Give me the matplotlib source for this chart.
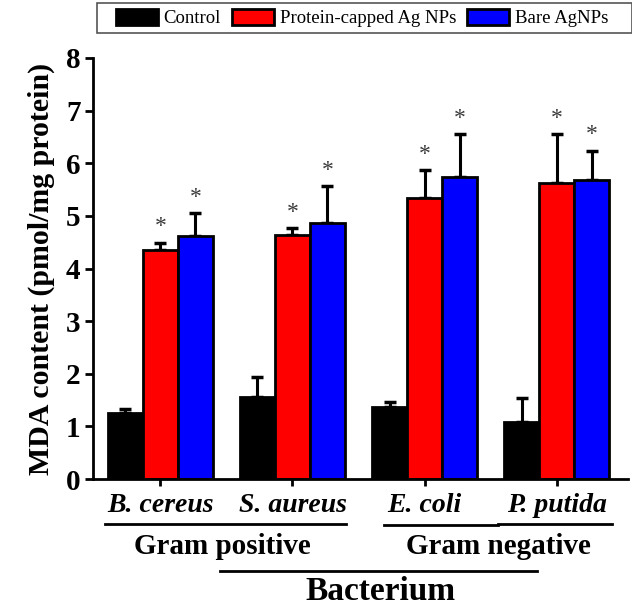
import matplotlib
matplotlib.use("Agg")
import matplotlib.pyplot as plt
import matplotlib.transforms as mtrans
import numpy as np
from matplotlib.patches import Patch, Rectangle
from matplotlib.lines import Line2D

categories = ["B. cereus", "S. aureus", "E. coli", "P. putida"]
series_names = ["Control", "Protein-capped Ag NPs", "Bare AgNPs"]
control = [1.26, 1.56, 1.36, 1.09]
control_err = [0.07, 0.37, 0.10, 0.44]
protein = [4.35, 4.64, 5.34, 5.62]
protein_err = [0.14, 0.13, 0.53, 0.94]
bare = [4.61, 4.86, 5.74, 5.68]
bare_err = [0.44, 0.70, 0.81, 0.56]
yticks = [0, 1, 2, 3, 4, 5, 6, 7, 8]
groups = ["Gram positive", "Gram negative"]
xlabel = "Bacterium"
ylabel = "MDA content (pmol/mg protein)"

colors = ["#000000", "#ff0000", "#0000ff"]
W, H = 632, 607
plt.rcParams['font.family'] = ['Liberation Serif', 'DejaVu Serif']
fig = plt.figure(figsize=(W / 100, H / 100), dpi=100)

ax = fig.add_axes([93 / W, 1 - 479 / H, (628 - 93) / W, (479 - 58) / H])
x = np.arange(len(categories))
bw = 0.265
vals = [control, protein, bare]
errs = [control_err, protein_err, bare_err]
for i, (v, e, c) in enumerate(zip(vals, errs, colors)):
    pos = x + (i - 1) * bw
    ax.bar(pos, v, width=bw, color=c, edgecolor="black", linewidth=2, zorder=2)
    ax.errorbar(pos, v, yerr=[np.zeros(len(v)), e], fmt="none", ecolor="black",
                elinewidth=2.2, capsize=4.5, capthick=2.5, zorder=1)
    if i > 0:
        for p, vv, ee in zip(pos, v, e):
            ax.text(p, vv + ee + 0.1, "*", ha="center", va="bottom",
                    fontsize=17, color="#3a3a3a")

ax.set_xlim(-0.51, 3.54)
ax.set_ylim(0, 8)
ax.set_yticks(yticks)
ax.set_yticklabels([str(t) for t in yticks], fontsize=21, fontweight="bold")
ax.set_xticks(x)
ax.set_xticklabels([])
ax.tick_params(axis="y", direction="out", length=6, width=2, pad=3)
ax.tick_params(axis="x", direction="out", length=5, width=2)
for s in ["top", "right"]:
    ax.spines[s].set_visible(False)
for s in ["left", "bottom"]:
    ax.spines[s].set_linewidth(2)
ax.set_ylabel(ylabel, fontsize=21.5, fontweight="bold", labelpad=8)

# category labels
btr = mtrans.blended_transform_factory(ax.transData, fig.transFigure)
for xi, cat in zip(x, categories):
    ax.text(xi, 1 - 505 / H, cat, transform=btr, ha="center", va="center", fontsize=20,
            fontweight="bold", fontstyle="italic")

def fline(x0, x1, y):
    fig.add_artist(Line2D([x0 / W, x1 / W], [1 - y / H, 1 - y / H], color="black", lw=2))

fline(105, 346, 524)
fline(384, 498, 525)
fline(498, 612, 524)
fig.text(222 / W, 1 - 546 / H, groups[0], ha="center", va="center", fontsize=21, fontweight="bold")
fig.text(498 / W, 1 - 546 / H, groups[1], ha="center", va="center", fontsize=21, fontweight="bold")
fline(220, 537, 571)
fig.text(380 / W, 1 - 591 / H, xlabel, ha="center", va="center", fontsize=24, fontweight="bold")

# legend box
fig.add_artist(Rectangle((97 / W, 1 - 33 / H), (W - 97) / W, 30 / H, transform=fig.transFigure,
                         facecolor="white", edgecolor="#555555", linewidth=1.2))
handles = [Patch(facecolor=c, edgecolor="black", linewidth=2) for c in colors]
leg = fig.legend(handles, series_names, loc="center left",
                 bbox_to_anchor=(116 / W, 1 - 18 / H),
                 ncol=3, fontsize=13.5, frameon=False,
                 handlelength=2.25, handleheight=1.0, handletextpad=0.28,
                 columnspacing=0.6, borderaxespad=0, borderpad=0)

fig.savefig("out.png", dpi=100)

★ ★ ★ ★

Leave out any pictures and return exactly the lines from the beginning of the data through the line with "fig = plt.figure(figsize=(W", inclusive.

- _Task output_
Give me the matplotlib source for this chart.
import matplotlib
matplotlib.use("Agg")
import matplotlib.pyplot as plt
import matplotlib.transforms as mtrans
import numpy as np
from matplotlib.patches import Patch, Rectangle
from matplotlib.lines import Line2D

categories = ["B. cereus", "S. aureus", "E. coli", "P. putida"]
series_names = ["Control", "Protein-capped Ag NPs", "Bare AgNPs"]
control = [1.26, 1.56, 1.36, 1.09]
control_err = [0.07, 0.37, 0.10, 0.44]
protein = [4.35, 4.64, 5.34, 5.62]
protein_err = [0.14, 0.13, 0.53, 0.94]
bare = [4.61, 4.86, 5.74, 5.68]
bare_err = [0.44, 0.70, 0.81, 0.56]
yticks = [0, 1, 2, 3, 4, 5, 6, 7, 8]
groups = ["Gram positive", "Gram negative"]
xlabel = "Bacterium"
ylabel = "MDA content (pmol/mg protein)"

colors = ["#000000", "#ff0000", "#0000ff"]
W, H = 632, 607
plt.rcParams['font.family'] = ['Liberation Serif', 'DejaVu Serif']
fig = plt.figure(figsize=(W / 100, H / 100), dpi=100)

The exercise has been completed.